Many early cultures and societies used commodity money as a means of paying for goods.
The first known coin currency dates back to Mesopotamia (circa 3000 BC). At that time, people used shekels as a medium of exchange. The Sumerian bronze shekel represented one bushel of wheat in value.
Gold and silver coins
Historians believe that the Lydians first started using gold and silver coins as currency. They say that these coins first went into circulation more than two thousand years ago, i.e., 650-600 BC. The Lydians came from Lydia, which was in the modern western Turkish provinces of Izmir, Manisa, and Uşak.
Economies then started using systems of representative money. This began with banks or gold merchants issuing redeemable receipts. They issued the receipts to collect commodity money that people had deposited.
Eventually, people began accepting these receipts as currency that could be traded.
Banknotes were first used in China during the Song dynasty. At the time, people called paper money ‘jiaozi.’
The functions of money
Money has three main functions:
- First, it is a medium of exchange.
- Second, it is a unit of account.
- And third, it acts as a store of value.
Every element of society uses money as a medium of making exchanges. For example, producers sell their goods to wholesalers (in exchange for money). Subsequently, wholesalers go on to sell their goods to consumers.
Put simply; money facilitates exchanges in the economy.
It also acts a unit of account. In other words, we use it to measure the value of various goods and services in an economy. It essentially serves as a standard of value.

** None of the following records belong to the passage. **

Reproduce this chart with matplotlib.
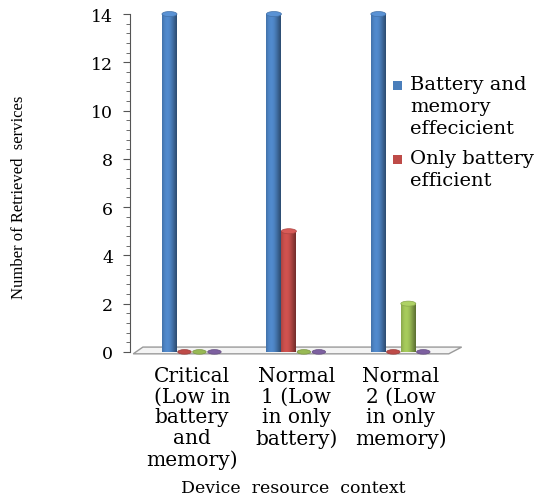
import matplotlib.pyplot as plt
import numpy as np
from matplotlib.patches import Ellipse, Polygon, Rectangle
from matplotlib.ticker import MultipleLocator
import matplotlib.transforms as mtransforms
from matplotlib.colors import to_rgb

# data
categories = ["Critical\n(Low in\nbattery\nand\nmemory)",
              "Normal\n1 (Low\nin only\nbattery)",
              "Normal\n2 (Low\nin only\nmemory)"]
series_names = ["Battery and\nmemory\neffecicient", "Only battery\nefficient",
                "Series3", "Series4"]
battery_memory = [14, 14, 14]
only_battery = [0, 5, 0]
series3 = [0, 0, 2]
series4 = [0, 0, 0]
colors = ["#4a7ebb", "#be4b48", "#98b954", "#7d60a0"]

values = [battery_memory, only_battery, series3, series4]

fig = plt.figure(figsize=(5.37, 5.02), dpi=100)
ax = fig.add_axes([0.2421, 0.297, 0.5996, 0.673])

x = np.arange(len(categories))
w = 0.1435
cap_h = 0.21

for k, (vals, col) in enumerate(zip(values, colors)):
    base = np.array(to_rgb(col))
    t = np.linspace(0, 1, 30)
    shade = 0.8 + 0.3 * np.cos((t - 0.35) * np.pi * 1.1)
    grad = np.clip(base[None, None, :] * shade[None, :, None], 0, 1)
    for i, v in enumerate(vals):
        xc = x[i] + (k - 1.5) * w
        if v > 0:
            ax.imshow(grad, extent=[xc - w / 2, xc + w / 2, 0, v], aspect="auto",
                      interpolation="bilinear", zorder=2, clip_on=False)
            top = np.clip(base * 1.08 + 0.04, 0, 1)
            ax.add_patch(Ellipse((xc, v), w, cap_h, facecolor=top,
                                 edgecolor=base * 0.9, lw=0.5, zorder=3, clip_on=False))
        else:
            ax.add_patch(Ellipse((xc, 0.0), w * 0.9, cap_h * 0.9, facecolor=col,
                                 edgecolor=base * 0.8, lw=0.5, zorder=3, clip_on=False))

# floor
trans = mtransforms.blended_transform_factory(ax.transAxes, ax.transData)
floor = Polygon([(0.01, -0.08), (0.99, -0.08), (1.03, 0.2), (0.04, 0.2)],
                closed=True, transform=trans, facecolor="#f4f4f4",
                edgecolor="#9a9a9a", lw=1.0, zorder=1, clip_on=False)
ax.add_patch(floor)

ax.set_xlim(-0.593, 2.49)
ax.set_ylim(0, 14)
ax.set_xticks(x)
ax.set_xticklabels(categories, family="DejaVu Serif", fontsize=14.5, linespacing=1.12)
ax.tick_params(axis="x", length=0, pad=10)
ax.yaxis.set_major_locator(MultipleLocator(2))
ax.yaxis.set_minor_locator(MultipleLocator(0.4))
ax.tick_params(axis="y", which="major", length=5, color="#555555", pad=7,
               labelsize=12.5)
ax.tick_params(axis="y", which="minor", length=3, color="#555555")
for lab in ax.get_yticklabels():
    lab.set_family("DejaVu Serif")
for s in ["top", "right", "bottom"]:
    ax.spines[s].set_visible(False)
ax.spines["left"].set_color("#555555")
ax.spines["left"].set_bounds(0, 14)
ax.set_facecolor("none")

fig.text(293 / 537, 1 - 489 / 502, "Device  resource  context", family="DejaVu Serif",
         fontsize=12.5, ha="center", va="center")
fig.text(19 / 537, 1 - 197 / 502, "Number of Retrieved  services",
         family="Liberation Serif", fontsize=12, rotation=90, ha="center", va="center")

# legend (only the first two entries are visible in the original)
leg_tops = [86, 160]
for j in range(2):
    ytop = 1 - leg_tops[j] / 502
    fig.text(410 / 537, ytop + 10 / 502, series_names[j], family="DejaVu Serif",
             fontsize=14, ha="left", va="top", linespacing=1.3)
    fig.patches.append(Rectangle((393 / 537, ytop - 5 / 502), 9 / 537, 9 / 502,
                                 transform=fig.transFigure, facecolor=colors[j],
                                 edgecolor="none"))

fig.savefig("out.png", dpi=100)
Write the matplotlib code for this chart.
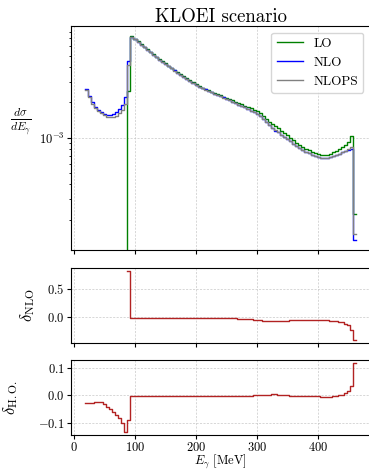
import numpy as np
import matplotlib
matplotlib.use("Agg")
import matplotlib.pyplot as plt
from matplotlib.ticker import MultipleLocator

plt.rcParams["font.family"] = "serif"
plt.rcParams["font.serif"] = ["cmr10"]
plt.rcParams["mathtext.fontset"] = "cm"
plt.rcParams["axes.formatter.use_mathtext"] = True

# photon energy bins [MeV], 5 MeV wide
edges = np.arange(17.5, 463.0, 5.0)

# NLO dsigma/dE_gamma (x 1e-3), bin centres 20 ... 460
nlo = np.array([
    2.60, 2.28, 2.00, 1.84, 1.73, 1.65, 1.60, 1.57, 1.57, 1.60,
    1.65, 1.75, 1.90, 2.21, 4.52, 7.22, 6.88, 6.52, 6.20, 5.89,
    5.60, 5.33, 5.07, 4.83, 4.61, 4.42, 4.24, 4.06, 3.89, 3.73,
    3.58, 3.43, 3.29, 3.16, 3.03, 2.91, 2.80, 2.71, 2.63, 2.57,
    2.50, 2.43, 2.37, 2.31, 2.25, 2.20, 2.14, 2.08, 2.03, 1.97,
    1.91, 1.86, 1.81, 1.75, 1.70, 1.64, 1.59, 1.52, 1.43, 1.35,
    1.27, 1.20, 1.15, 1.11, 1.06, 1.02, 0.983, 0.934, 0.891, 0.850,
    0.815, 0.784, 0.758, 0.736, 0.716, 0.700, 0.686, 0.676, 0.670, 0.673,
    0.684, 0.697, 0.714, 0.731, 0.748, 0.765, 0.784, 0.800, 0.135,
]) * 1e-3

# delta_NLO = NLO/LO - 1 (LO vanishes below 87.5 MeV)
nan = np.nan
d_nlo = np.array([
    nan, nan, nan, nan, nan, nan, nan, nan, nan, nan,
    nan, nan, nan, nan, 0.81, -0.012, -0.012, -0.012, -0.012, -0.012,
    -0.012, -0.012, -0.012, -0.012, -0.012, -0.012, -0.012, -0.013, -0.013, -0.013,
    -0.013, -0.013, -0.013, -0.013, -0.013, -0.013, -0.013, -0.014, -0.014, -0.014,
    -0.015, -0.015, -0.015, -0.015, -0.016, -0.017, -0.019, -0.021, -0.023, -0.025,
    -0.027, -0.029, -0.032, -0.036, -0.040, -0.045, -0.050, -0.056, -0.062, -0.068,
    -0.073, -0.076, -0.077, -0.075, -0.071, -0.067, -0.064, -0.061, -0.059, -0.057,
    -0.056, -0.055, -0.054, -0.054, -0.054, -0.055, -0.055, -0.056, -0.058, -0.061,
    -0.065, -0.070, -0.076, -0.084, -0.095, -0.116, -0.146, -0.23, -0.40,
])

# delta_H.O. = NLOPS/NLO - 1
d_ho = np.array([
    -0.028, -0.027, -0.026, -0.025, -0.025, -0.024, -0.030, -0.040, -0.050, -0.060,
    -0.069, -0.082, -0.100, -0.130, -0.088, -0.002, -0.002, -0.002, -0.002, -0.002,
    -0.002, -0.002, -0.002, -0.002, -0.002, -0.002, -0.002, -0.002, -0.002, -0.002,
    -0.002, -0.002, -0.002, -0.002, -0.002, -0.002, -0.002, -0.002, -0.002, -0.002,
    -0.002, -0.002, -0.002, -0.002, -0.002, -0.002, -0.002, -0.002, -0.002, -0.002,
    -0.002, -0.002, -0.001, -0.001, -0.001, 0.000, 0.000, 0.001, 0.002, 0.003,
    0.003, 0.004, 0.004, 0.003, 0.002, 0.001, 0.000, -0.001, -0.002, -0.002,
    -0.002, -0.003, -0.003, -0.003, -0.003, -0.003, -0.003, -0.004, -0.004, -0.004,
    -0.004, -0.003, -0.002, 0.000, 0.003, 0.008, 0.015, 0.033, 0.115,
])

lo = np.where(np.isnan(d_nlo), 0.0, nlo / (1 + d_nlo))
nlops = nlo * (1 + d_ho)


def stair(ax, vals, **kw):
    ax.step(edges, np.append(vals, vals[-1]), where="post", **kw)


fig = plt.figure(figsize=(3.69, 4.69), dpi=100)
W = 369.0
H = 469.0
left = 71 / W
width = 299 / W
ax1 = fig.add_axes([left, (H - 250) / H, width, 224 / H])
ax2 = fig.add_axes([left, (H - 343) / H, width, 75 / H], sharex=ax1)
ax3 = fig.add_axes([left, (H - 435) / H, width, 75 / H], sharex=ax1)

stair(ax1, lo, color="green", lw=1.0, label="LO")
stair(ax1, nlo, color="blue", lw=1.0, label="NLO")
stair(ax1, nlops, color="gray", lw=1.0, label="NLOPS")
ax1.set_yscale("log")
ax1.set_title("KLOEI scenario", fontsize=13.5, pad=2.5)
ax1.set_ylabel(r"$\frac{d\sigma}{dE_\gamma}$", fontsize=12, rotation=0)
ax1.yaxis.set_label_coords(-0.168, 0.5)
ax1.legend(loc="upper right", fontsize=9.5)
ax1.tick_params(labelbottom=False)

stair(ax2, d_nlo, color="#b22222", lw=1.0)
ax2.yaxis.set_major_locator(MultipleLocator(0.5))
ax2.set_ylabel(r"$\delta_{\rm NLO}$", fontsize=12)
ax2.yaxis.set_label_coords(-0.114, 0.5)
ax2.tick_params(labelbottom=False)

stair(ax3, d_ho, color="#b22222", lw=1.0)
ax3.yaxis.set_major_locator(MultipleLocator(0.1))
ax3.set_ylabel(r"$\delta_{\rm H.O.}$", fontsize=12)
ax3.yaxis.set_label_coords(-0.171, 0.5)
ax3.set_xlabel(r"$E_\gamma$ [MeV]", fontsize=9, labelpad=-1.0)
ax3.xaxis.set_major_locator(MultipleLocator(100))

for ax in (ax1, ax2, ax3):
    ax.grid(True, which="major", ls=(0, (3, 2)), lw=0.5, color="0.78")
    ax.set_axisbelow(True)
    ax.tick_params(labelsize=9, length=3, pad=1.5)
    ax.tick_params(which="minor", length=1.8)
ax3.tick_params(axis="x", pad=1.0)

fig.savefig("out.png", dpi=100)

Before money existed (when bartering was the main means in which people traded), it was difficult to store a surplus of value. Today, however, people can store surplus purchasing power and use it at any time.
If money did not exist
If money did not exist, the world as we know it would be completely different. We would all be living in a barter economy.
Every time any of us wanted to buy something, we would have to exchange it for something else. Specifically, we would have to find something that the seller would want.
For example, what if I specialized in fixing cars and wanted to purchase food? I would have to find a farmer who had a broken down car. I could then offer to fix the car in exchange for food.
What would I do if I could not find any farmer with a broken down car? What would I do if I found a farmer who just sold eggs, and I was looking for vegetables.
It is likely that millions of people would starve to death. Humans cannot survive for weeks or months without food while they try to find the right person with whom to trade.